* **Short problem**: Give back exactly the lines running from the line that holds "Write the Altair code for this chart." through the line that holds "return pd.DataFrame(rows)", ends included, and no other lines.

* **Supplied information**:
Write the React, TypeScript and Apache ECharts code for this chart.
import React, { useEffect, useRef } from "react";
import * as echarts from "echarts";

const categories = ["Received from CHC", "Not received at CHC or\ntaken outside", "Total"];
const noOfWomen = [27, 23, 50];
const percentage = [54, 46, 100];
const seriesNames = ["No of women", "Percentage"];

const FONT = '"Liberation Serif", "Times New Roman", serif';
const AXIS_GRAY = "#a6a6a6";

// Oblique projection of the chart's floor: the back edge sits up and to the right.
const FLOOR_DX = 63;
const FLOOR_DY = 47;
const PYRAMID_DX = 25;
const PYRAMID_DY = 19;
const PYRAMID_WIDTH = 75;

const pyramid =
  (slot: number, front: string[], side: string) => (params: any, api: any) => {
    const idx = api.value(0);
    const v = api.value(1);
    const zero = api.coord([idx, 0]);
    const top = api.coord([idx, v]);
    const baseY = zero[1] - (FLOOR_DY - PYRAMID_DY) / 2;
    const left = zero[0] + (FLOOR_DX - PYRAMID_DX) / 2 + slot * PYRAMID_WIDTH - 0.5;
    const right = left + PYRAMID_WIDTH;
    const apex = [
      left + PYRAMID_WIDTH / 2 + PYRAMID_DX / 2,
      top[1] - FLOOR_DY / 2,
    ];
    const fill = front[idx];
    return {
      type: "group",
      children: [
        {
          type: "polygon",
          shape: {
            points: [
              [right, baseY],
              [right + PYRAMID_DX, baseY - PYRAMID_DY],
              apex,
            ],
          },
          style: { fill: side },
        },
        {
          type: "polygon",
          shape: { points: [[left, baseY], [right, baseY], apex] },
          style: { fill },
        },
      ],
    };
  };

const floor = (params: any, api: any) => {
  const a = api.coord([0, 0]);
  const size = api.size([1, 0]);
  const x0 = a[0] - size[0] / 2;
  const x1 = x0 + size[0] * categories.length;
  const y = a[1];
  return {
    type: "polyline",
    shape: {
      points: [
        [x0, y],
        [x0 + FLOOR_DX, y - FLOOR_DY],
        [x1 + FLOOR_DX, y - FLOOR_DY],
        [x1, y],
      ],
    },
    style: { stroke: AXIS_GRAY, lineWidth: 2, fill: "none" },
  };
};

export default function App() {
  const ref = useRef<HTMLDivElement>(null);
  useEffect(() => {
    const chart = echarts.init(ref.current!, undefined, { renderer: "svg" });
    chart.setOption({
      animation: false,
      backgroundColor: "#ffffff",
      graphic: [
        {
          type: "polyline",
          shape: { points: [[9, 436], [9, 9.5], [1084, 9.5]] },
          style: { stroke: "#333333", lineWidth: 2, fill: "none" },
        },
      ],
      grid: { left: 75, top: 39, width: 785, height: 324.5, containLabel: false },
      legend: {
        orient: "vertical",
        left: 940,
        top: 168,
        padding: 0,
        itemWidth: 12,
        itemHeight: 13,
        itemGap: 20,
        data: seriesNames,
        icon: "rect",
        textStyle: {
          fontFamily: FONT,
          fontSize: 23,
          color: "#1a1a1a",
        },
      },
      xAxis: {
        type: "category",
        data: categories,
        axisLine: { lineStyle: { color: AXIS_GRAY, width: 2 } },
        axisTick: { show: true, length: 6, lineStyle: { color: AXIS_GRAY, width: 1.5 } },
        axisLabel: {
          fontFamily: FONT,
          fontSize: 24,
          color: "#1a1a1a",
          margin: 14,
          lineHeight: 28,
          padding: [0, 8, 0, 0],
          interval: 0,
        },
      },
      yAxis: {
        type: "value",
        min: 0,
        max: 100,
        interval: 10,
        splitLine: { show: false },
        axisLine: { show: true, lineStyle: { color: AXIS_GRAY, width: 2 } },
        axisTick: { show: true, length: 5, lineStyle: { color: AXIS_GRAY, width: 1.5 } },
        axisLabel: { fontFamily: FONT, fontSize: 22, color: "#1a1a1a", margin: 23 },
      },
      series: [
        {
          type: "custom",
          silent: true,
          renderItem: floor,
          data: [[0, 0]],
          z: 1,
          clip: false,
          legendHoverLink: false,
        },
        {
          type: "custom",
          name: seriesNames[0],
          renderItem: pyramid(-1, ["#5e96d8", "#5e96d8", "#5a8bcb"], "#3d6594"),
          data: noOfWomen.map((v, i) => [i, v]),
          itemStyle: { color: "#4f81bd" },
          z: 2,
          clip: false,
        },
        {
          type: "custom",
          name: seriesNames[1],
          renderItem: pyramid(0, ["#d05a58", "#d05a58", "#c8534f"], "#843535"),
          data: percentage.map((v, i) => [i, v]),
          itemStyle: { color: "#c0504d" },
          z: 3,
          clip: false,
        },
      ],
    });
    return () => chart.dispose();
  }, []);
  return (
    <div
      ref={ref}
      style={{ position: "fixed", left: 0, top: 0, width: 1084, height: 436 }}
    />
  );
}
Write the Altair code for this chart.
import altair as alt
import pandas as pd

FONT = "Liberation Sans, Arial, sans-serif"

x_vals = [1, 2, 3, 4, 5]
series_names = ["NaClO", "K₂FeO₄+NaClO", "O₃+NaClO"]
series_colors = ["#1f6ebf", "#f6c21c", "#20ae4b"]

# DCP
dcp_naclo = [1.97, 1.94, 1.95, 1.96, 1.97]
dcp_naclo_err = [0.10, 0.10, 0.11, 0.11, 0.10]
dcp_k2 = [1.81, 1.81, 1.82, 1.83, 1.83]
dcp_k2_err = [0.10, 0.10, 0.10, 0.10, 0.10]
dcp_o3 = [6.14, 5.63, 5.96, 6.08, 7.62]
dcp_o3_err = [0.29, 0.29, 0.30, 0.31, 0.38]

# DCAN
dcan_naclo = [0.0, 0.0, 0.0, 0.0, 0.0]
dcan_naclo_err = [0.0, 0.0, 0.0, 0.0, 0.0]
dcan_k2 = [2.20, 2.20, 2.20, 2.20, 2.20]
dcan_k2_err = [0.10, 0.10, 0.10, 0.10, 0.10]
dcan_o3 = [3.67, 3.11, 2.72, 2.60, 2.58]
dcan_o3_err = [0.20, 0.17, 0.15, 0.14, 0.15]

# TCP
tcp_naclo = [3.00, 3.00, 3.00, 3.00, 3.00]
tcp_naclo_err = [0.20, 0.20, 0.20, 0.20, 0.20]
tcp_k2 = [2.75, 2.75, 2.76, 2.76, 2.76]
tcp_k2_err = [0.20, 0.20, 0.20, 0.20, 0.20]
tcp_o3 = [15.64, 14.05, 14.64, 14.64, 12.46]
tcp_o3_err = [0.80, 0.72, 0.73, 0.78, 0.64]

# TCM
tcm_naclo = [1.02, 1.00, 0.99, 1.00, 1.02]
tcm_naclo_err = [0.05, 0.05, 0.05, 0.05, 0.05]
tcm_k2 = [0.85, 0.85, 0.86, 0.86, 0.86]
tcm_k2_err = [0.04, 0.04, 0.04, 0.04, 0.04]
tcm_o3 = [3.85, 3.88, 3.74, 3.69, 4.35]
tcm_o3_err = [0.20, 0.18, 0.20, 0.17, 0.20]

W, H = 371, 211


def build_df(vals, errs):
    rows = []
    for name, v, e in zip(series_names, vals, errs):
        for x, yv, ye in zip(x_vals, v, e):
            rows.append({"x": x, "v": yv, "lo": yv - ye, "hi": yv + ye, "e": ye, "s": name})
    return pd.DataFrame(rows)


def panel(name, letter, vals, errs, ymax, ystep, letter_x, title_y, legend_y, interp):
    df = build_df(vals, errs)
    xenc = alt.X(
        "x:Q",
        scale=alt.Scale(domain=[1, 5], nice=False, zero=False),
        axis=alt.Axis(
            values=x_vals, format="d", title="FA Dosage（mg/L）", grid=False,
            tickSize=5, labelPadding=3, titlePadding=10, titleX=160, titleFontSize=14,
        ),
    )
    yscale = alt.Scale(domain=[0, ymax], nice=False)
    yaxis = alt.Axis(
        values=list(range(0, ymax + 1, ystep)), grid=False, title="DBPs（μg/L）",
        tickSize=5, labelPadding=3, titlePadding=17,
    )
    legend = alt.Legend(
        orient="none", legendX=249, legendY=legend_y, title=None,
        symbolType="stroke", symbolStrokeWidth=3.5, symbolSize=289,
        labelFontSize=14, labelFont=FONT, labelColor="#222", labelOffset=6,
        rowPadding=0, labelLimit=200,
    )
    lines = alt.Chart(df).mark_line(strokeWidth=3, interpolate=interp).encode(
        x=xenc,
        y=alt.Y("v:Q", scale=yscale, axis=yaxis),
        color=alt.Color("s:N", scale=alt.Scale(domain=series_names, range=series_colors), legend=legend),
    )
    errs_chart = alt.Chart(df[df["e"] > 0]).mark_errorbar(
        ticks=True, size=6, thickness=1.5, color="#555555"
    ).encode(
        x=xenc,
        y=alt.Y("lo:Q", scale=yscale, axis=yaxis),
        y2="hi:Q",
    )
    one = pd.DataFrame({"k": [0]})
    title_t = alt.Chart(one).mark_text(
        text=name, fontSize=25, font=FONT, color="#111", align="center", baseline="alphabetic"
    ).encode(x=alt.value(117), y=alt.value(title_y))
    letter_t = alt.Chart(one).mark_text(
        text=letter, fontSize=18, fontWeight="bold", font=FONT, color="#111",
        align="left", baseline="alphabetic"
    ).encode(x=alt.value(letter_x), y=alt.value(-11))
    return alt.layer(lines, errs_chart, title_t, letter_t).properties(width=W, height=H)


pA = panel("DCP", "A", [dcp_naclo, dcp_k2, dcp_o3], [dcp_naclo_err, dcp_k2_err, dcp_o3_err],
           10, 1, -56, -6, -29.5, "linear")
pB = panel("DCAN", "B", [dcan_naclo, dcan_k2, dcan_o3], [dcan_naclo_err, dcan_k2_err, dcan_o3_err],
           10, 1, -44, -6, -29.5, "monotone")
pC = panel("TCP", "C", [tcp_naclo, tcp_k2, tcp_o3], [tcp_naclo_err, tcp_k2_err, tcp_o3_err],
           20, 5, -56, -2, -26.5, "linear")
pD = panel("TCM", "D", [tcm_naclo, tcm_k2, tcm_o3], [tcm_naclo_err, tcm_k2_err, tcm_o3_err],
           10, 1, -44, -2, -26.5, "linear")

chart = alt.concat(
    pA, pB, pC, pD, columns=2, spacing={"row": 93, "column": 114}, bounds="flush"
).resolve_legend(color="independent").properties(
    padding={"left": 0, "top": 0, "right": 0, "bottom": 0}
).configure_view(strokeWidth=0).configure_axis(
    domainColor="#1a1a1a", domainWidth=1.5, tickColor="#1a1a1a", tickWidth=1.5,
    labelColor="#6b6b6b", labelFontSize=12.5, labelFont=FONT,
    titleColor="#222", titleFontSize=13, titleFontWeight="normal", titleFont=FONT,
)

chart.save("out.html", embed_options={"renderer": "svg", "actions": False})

* **Solved problem**:
Write the Altair code for this chart.
import altair as alt
import pandas as pd

FONT = "Liberation Sans, Arial, sans-serif"

x_vals = [1, 2, 3, 4, 5]
series_names = ["NaClO", "K₂FeO₄+NaClO", "O₃+NaClO"]
series_colors = ["#1f6ebf", "#f6c21c", "#20ae4b"]

# DCP
dcp_naclo = [1.97, 1.94, 1.95, 1.96, 1.97]
dcp_naclo_err = [0.10, 0.10, 0.11, 0.11, 0.10]
dcp_k2 = [1.81, 1.81, 1.82, 1.83, 1.83]
dcp_k2_err = [0.10, 0.10, 0.10, 0.10, 0.10]
dcp_o3 = [6.14, 5.63, 5.96, 6.08, 7.62]
dcp_o3_err = [0.29, 0.29, 0.30, 0.31, 0.38]

# DCAN
dcan_naclo = [0.0, 0.0, 0.0, 0.0, 0.0]
dcan_naclo_err = [0.0, 0.0, 0.0, 0.0, 0.0]
dcan_k2 = [2.20, 2.20, 2.20, 2.20, 2.20]
dcan_k2_err = [0.10, 0.10, 0.10, 0.10, 0.10]
dcan_o3 = [3.67, 3.11, 2.72, 2.60, 2.58]
dcan_o3_err = [0.20, 0.17, 0.15, 0.14, 0.15]

# TCP
tcp_naclo = [3.00, 3.00, 3.00, 3.00, 3.00]
tcp_naclo_err = [0.20, 0.20, 0.20, 0.20, 0.20]
tcp_k2 = [2.75, 2.75, 2.76, 2.76, 2.76]
tcp_k2_err = [0.20, 0.20, 0.20, 0.20, 0.20]
tcp_o3 = [15.64, 14.05, 14.64, 14.64, 12.46]
tcp_o3_err = [0.80, 0.72, 0.73, 0.78, 0.64]

# TCM
tcm_naclo = [1.02, 1.00, 0.99, 1.00, 1.02]
tcm_naclo_err = [0.05, 0.05, 0.05, 0.05, 0.05]
tcm_k2 = [0.85, 0.85, 0.86, 0.86, 0.86]
tcm_k2_err = [0.04, 0.04, 0.04, 0.04, 0.04]
tcm_o3 = [3.85, 3.88, 3.74, 3.69, 4.35]
tcm_o3_err = [0.20, 0.18, 0.20, 0.17, 0.20]

W, H = 371, 211


def build_df(vals, errs):
    rows = []
    for name, v, e in zip(series_names, vals, errs):
        for x, yv, ye in zip(x_vals, v, e):
            rows.append({"x": x, "v": yv, "lo": yv - ye, "hi": yv + ye, "e": ye, "s": name})
    return pd.DataFrame(rows)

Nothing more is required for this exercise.